At one point, as a vehicle ferrying some of the KFS officers zoomed past a crowd at Sierra Leone trading centre, some of the villagers shouted at them, protesting their presence.
Mr Wisley Kipyegon, one of the residents, while displaying his five-acre parcel’s title deed, vowed to stay put.
"I was brought up here in the 60's. I sired my nine children here. I have a title deed given to me by the government. What is this that Environment Cabinet Secretary Keriako Tobiko is talking about that we are here illegally? I will only leave this place over my dead body," said Mr Kipyegon.
Similar sentiments were echoed by Ms Rinah Tanui, a mother of seven. She argued that she had no other home after her husband bought their five-acre plot in 1998.
"I’m shocked at what the government is doing. Our children have been warned against setting foot in their school. We have a genuine title which has now been dismissed as fake. What do these people want?” she posed.
The evictions are supposed to pave the way for the rehabilitation of the 46,000-hectare Maasai Mau Forest, which is one of the 22 blocks within the Mau Complex.
A Kenya Water Towers Agency report indicates that when verification of landowners was done in 2009, only 430 settlers in the area had genuine title deeds.
Those who spoke to the Nation expressed fear that the government will kick them out by force as was witnessed during a similar exercise in 2005 and 2007.
Rift Valley regional commissioner Goerge Natembeya and newly-posted Narok County commissioner Samuel Kimiti have maintained that it will be difficult for the government to effectively protect the forest if Sierra Leone, Kass FM and Kipchoge settlements remain.
"The settlements should be vacated and all routes sealed to secure it," said Mr Natembeya during a recent press briefing.
Another resident of Sierra Leone, Mr Josephat Langat, also said he bought his land in 1999 and denied having encroached into the forest land.
“We are always shocked and disturbed to hear that we are squatters. Before we bought the land, we did a search at the Ministry of Lands. The parcels we bought had title deeds,” he said.
He wants the Lands registry in Narok to be held responsible for the mess.
The KFS superintendent in charge of the Sierra Leone camp, Mr Stephen Chesa, said they would secure the forest to protect it from further degradation. He denied forcing the closure of schools.

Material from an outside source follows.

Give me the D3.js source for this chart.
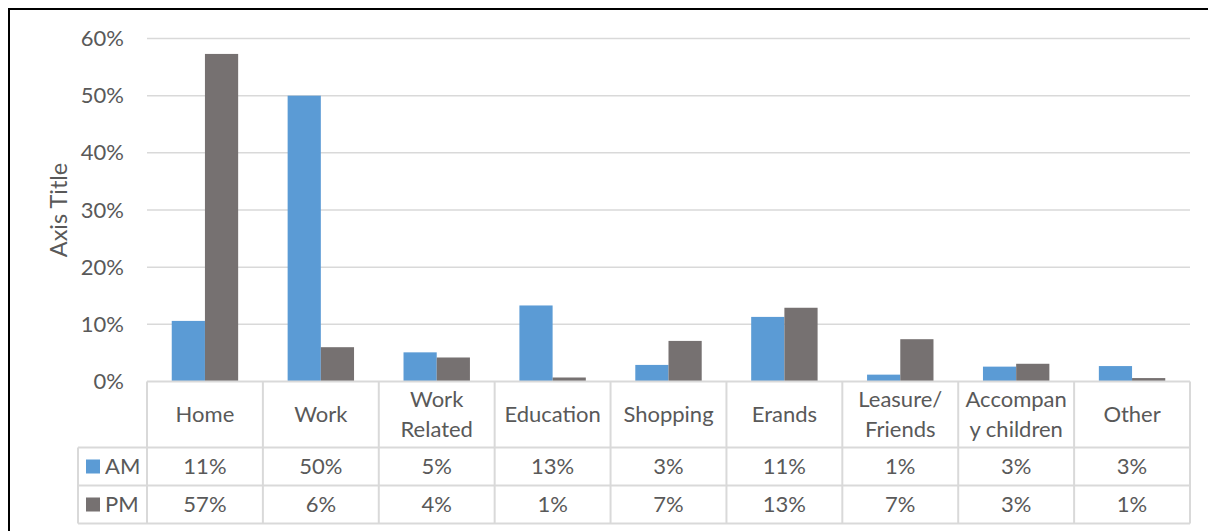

Mr Tobiko said the evictions must go on, and argued that the Maasai Mau - being trust land under the Narok County government - is a gazetted water tower.
He said the area targeted for evictions was declared Crown Land in the 1930s and made a National Reserve in 1945 before it was officially gazetted in 1954 as a Forest Reserve under the Forest Act.
“As far as I am concerned, there are no records available showing when this law was changed for the Maasai Mau to be a settlement scheme of any sort,” he said.
Meanwhile, leaders of the Maa community have condemned attacks by Kericho Senator Aaron Cheruiyot targeted at Mr Tobiko over the looming evictions.
Led by Kajiado Governor Joseph ole Lenku, the Maasai leaders want those living in the Mau to be evicted as per the government’s orders. “People must get out of the Mau,” Mr Ole Lenku said in a press briefing.
He was joined by Narok Senator Ledama ole Kina, Kajiado Senator Philip Mpaayei and former Nairobi County assembly Speaker Alex ole Magelo.
They criticised the senator, stating that an attack on the CS is as good as an attack on the President, and legal action should be taken.